Begin Provided material

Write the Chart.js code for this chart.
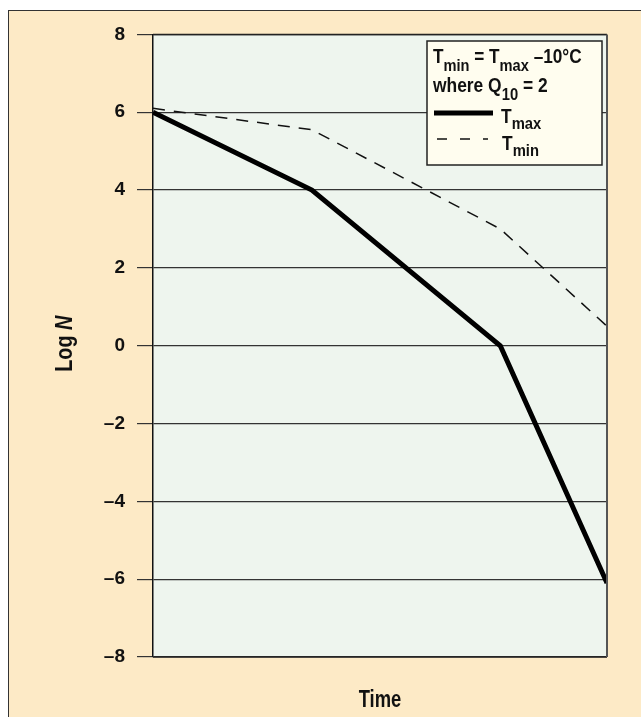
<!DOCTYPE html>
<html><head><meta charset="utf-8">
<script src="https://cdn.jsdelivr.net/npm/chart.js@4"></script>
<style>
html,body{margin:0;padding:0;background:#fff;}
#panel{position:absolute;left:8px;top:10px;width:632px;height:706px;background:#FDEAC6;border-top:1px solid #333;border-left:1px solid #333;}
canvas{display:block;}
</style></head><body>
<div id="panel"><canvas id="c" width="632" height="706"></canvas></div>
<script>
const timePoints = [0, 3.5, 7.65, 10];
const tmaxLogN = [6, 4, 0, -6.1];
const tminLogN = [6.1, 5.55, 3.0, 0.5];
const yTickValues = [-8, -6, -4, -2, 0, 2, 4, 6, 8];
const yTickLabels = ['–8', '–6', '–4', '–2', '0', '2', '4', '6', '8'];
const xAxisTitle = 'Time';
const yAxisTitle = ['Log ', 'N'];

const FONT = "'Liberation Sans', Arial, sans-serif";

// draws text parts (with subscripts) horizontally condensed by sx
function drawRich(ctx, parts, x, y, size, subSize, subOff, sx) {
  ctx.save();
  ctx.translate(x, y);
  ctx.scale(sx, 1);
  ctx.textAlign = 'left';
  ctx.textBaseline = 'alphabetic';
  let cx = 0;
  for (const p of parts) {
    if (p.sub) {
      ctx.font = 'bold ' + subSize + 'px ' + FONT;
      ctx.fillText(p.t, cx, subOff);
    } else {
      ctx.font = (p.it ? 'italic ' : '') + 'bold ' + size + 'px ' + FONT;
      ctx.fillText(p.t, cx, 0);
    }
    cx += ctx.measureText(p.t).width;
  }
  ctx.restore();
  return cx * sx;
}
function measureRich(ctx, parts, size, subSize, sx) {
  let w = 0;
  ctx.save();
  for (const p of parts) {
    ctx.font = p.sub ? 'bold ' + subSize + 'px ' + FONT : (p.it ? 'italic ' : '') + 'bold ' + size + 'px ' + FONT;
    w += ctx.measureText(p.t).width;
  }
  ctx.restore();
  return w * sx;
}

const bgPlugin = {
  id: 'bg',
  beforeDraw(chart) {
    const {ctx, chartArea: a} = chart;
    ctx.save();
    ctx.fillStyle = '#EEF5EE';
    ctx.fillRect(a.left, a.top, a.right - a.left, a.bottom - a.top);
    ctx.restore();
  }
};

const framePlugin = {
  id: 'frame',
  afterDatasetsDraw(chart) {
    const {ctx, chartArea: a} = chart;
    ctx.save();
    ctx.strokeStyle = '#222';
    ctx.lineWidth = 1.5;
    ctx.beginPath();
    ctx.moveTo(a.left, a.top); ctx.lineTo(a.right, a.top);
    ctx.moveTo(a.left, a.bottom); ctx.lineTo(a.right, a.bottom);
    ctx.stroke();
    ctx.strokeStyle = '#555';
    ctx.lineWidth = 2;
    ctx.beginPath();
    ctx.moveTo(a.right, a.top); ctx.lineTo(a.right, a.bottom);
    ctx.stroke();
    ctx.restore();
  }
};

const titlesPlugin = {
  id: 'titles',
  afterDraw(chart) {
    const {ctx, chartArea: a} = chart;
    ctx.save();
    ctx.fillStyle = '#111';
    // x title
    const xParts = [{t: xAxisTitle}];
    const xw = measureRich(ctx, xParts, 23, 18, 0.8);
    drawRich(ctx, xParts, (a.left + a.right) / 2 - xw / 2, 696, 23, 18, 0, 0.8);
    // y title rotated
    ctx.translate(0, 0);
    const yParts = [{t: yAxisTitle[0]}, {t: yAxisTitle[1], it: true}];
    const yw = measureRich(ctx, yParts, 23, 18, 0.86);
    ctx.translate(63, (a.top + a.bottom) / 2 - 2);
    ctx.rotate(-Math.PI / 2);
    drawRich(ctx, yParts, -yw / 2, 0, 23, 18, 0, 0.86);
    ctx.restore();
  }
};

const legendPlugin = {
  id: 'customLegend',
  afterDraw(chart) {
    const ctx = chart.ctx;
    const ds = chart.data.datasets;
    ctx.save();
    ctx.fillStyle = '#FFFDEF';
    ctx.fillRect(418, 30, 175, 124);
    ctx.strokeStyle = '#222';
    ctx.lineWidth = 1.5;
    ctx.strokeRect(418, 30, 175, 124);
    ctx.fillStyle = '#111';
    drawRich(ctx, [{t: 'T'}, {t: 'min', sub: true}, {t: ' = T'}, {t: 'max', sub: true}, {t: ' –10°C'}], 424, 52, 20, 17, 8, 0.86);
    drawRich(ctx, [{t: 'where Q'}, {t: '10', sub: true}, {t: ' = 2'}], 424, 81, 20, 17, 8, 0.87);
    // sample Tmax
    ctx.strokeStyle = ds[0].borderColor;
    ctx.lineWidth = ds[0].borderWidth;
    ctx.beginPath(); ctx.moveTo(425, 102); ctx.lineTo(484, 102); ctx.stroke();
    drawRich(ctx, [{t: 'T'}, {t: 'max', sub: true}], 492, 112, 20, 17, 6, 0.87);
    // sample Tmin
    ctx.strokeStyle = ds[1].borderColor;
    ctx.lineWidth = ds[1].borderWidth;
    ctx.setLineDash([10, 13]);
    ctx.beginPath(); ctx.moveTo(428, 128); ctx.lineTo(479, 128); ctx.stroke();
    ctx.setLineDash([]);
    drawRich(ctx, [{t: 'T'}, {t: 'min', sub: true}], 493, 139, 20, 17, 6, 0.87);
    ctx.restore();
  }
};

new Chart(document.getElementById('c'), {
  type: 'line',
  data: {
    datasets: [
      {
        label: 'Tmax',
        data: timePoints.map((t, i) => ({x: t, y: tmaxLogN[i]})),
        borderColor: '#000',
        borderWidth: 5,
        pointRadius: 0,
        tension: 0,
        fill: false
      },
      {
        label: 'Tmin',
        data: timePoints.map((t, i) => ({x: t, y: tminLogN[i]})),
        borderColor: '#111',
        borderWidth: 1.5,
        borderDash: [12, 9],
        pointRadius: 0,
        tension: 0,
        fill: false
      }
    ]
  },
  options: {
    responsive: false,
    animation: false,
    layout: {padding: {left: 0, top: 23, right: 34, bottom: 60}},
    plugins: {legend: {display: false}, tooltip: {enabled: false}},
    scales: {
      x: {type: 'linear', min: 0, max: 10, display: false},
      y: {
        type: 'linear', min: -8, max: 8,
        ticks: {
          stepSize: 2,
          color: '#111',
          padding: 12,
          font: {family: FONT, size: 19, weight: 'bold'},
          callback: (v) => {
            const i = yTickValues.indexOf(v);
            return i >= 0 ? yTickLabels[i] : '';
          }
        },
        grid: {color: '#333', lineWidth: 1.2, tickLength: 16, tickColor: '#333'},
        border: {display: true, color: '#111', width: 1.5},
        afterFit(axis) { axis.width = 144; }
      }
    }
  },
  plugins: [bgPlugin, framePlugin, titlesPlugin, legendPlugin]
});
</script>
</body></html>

End Provided material

Goal of the exercise:
Set down all the data again exactly as above, pictures excluded.

Solution to the exercise:
Write the Chart.js code for this chart.
<!DOCTYPE html>
<html><head><meta charset="utf-8">
<script src="https://cdn.jsdelivr.net/npm/chart.js@4"></script>
<style>
html,body{margin:0;padding:0;background:#fff;}
#panel{position:absolute;left:8px;top:10px;width:632px;height:706px;background:#FDEAC6;border-top:1px solid #333;border-left:1px solid #333;}
canvas{display:block;}
</style></head><body>
<div id="panel"><canvas id="c" width="632" height="706"></canvas></div>
<script>
const timePoints = [0, 3.5, 7.65, 10];
const tmaxLogN = [6, 4, 0, -6.1];
const tminLogN = [6.1, 5.55, 3.0, 0.5];
const yTickValues = [-8, -6, -4, -2, 0, 2, 4, 6, 8];
const yTickLabels = ['–8', '–6', '–4', '–2', '0', '2', '4', '6', '8'];
const xAxisTitle = 'Time';
const yAxisTitle = ['Log ', 'N'];

const FONT = "'Liberation Sans', Arial, sans-serif";

// draws text parts (with subscripts) horizontally condensed by sx
function drawRich(ctx, parts, x, y, size, subSize, subOff, sx) {
  ctx.save();
  ctx.translate(x, y);
  ctx.scale(sx, 1);
  ctx.textAlign = 'left';
  ctx.textBaseline = 'alphabetic';
  let cx = 0;
  for (const p of parts) {
    if (p.sub) {
      ctx.font = 'bold ' + subSize + 'px ' + FONT;
      ctx.fillText(p.t, cx, subOff);
    } else {
      ctx.font = (p.it ? 'italic ' : '') + 'bold ' + size + 'px ' + FONT;
      ctx.fillText(p.t, cx, 0);
    }
    cx += ctx.measureText(p.t).width;
  }
  ctx.restore();
  return cx * sx;
}
function measureRich(ctx, parts, size, subSize, sx) {
  let w = 0;
  ctx.save();
  for (const p of parts) {
    ctx.font = p.sub ? 'bold ' + subSize + 'px ' + FONT : (p.it ? 'italic ' : '') + 'bold ' + size + 'px ' + FONT;
    w += ctx.measureText(p.t).width;
  }
  ctx.restore();
  return w * sx;
}

const bgPlugin = {
  id: 'bg',
  beforeDraw(chart) {
    const {ctx, chartArea: a} = chart;
    ctx.save();
    ctx.fillStyle = '#EEF5EE';
    ctx.fillRect(a.left, a.top, a.right - a.left, a.bottom - a.top);
    ctx.restore();
  }
};

const framePlugin = {
  id: 'frame',
  afterDatasetsDraw(chart) {
    const {ctx, chartArea: a} = chart;
    ctx.save();
    ctx.strokeStyle = '#222';
    ctx.lineWidth = 1.5;
    ctx.beginPath();
    ctx.moveTo(a.left, a.top); ctx.lineTo(a.right, a.top);
    ctx.moveTo(a.left, a.bottom); ctx.lineTo(a.right, a.bottom);
    ctx.stroke();
    ctx.strokeStyle = '#555';
    ctx.lineWidth = 2;
    ctx.beginPath();
    ctx.moveTo(a.right, a.top); ctx.lineTo(a.right, a.bottom);
    ctx.stroke();
    ctx.restore();
  }
};

const titlesPlugin = {
  id: 'titles',
  afterDraw(chart) {
    const {ctx, chartArea: a} = chart;
    ctx.save();
    ctx.fillStyle = '#111';
    // x title
    const xParts = [{t: xAxisTitle}];
    const xw = measureRich(ctx, xParts, 23, 18, 0.8);
    drawRich(ctx, xParts, (a.left + a.right) / 2 - xw / 2, 696, 23, 18, 0, 0.8);
    // y title rotated
    ctx.translate(0, 0);
    const yParts = [{t: yAxisTitle[0]}, {t: yAxisTitle[1], it: true}];
    const yw = measureRich(ctx, yParts, 23, 18, 0.86);
    ctx.translate(63, (a.top + a.bottom) / 2 - 2);
    ctx.rotate(-Math.PI / 2);
    drawRich(ctx, yParts, -yw / 2, 0, 23, 18, 0, 0.86);
    ctx.restore();
  }
};

const legendPlugin = {
  id: 'customLegend',
  afterDraw(chart) {
    const ctx = chart.ctx;
    const ds = chart.data.datasets;
    ctx.save();
    ctx.fillStyle = '#FFFDEF';
    ctx.fillRect(418, 30, 175, 124);
    ctx.strokeStyle = '#222';
    ctx.lineWidth = 1.5;
    ctx.strokeRect(418, 30, 175, 124);
    ctx.fillStyle = '#111';
    drawRich(ctx, [{t: 'T'}, {t: 'min', sub: true}, {t: ' = T'}, {t: 'max', sub: true}, {t: ' –10°C'}], 424, 52, 20, 17, 8, 0.86);
    drawRich(ctx, [{t: 'where Q'}, {t: '10', sub: true}, {t: ' = 2'}], 424, 81, 20, 17, 8, 0.87);
    // sample Tmax
    ctx.strokeStyle = ds[0].borderColor;
    ctx.lineWidth = ds[0].borderWidth;
    ctx.beginPath(); ctx.moveTo(425, 102); ctx.lineTo(484, 102); ctx.stroke();
    drawRich(ctx, [{t: 'T'}, {t: 'max', sub: true}], 492, 112, 20, 17, 6, 0.87);
    // sample Tmin
    ctx.strokeStyle = ds[1].borderColor;
    ctx.lineWidth = ds[1].borderWidth;
    ctx.setLineDash([10, 13]);
    ctx.beginPath(); ctx.moveTo(428, 128); ctx.lineTo(479, 128); ctx.stroke();
    ctx.setLineDash([]);
    drawRich(ctx, [{t: 'T'}, {t: 'min', sub: true}], 493, 139, 20, 17, 6, 0.87);
    ctx.restore();
  }
};

new Chart(document.getElementById('c'), {
  type: 'line',
  data: {
    datasets: [
      {
        label: 'Tmax',
        data: timePoints.map((t, i) => ({x: t, y: tmaxLogN[i]})),
        borderColor: '#000',
        borderWidth: 5,
        pointRadius: 0,
        tension: 0,
        fill: false
      },
      {
        label: 'Tmin',
        data: timePoints.map((t, i) => ({x: t, y: tminLogN[i]})),
        borderColor: '#111',
        borderWidth: 1.5,
        borderDash: [12, 9],
        pointRadius: 0,
        tension: 0,
        fill: false
      }
    ]
  },
  options: {
    responsive: false,
    animation: false,
    layout: {padding: {left: 0, top: 23, right: 34, bottom: 60}},
    plugins: {legend: {display: false}, tooltip: {enabled: false}},
    scales: {
      x: {type: 'linear', min: 0, max: 10, display: false},
      y: {
        type: 'linear', min: -8, max: 8,
        ticks: {
          stepSize: 2,
          color: '#111',
          padding: 12,
          font: {family: FONT, size: 19, weight: 'bold'},
          callback: (v) => {
            const i = yTickValues.indexOf(v);
            return i >= 0 ? yTickLabels[i] : '';
          }
        },
        grid: {color: '#333', lineWidth: 1.2, tickLength: 16, tickColor: '#333'},
        border: {display: true, color: '#111', width: 1.5},
        afterFit(axis) { axis.width = 144; }
      }
    }
  },
  plugins: [bgPlugin, framePlugin, titlesPlugin, legendPlugin]
});
</script>
</body></html>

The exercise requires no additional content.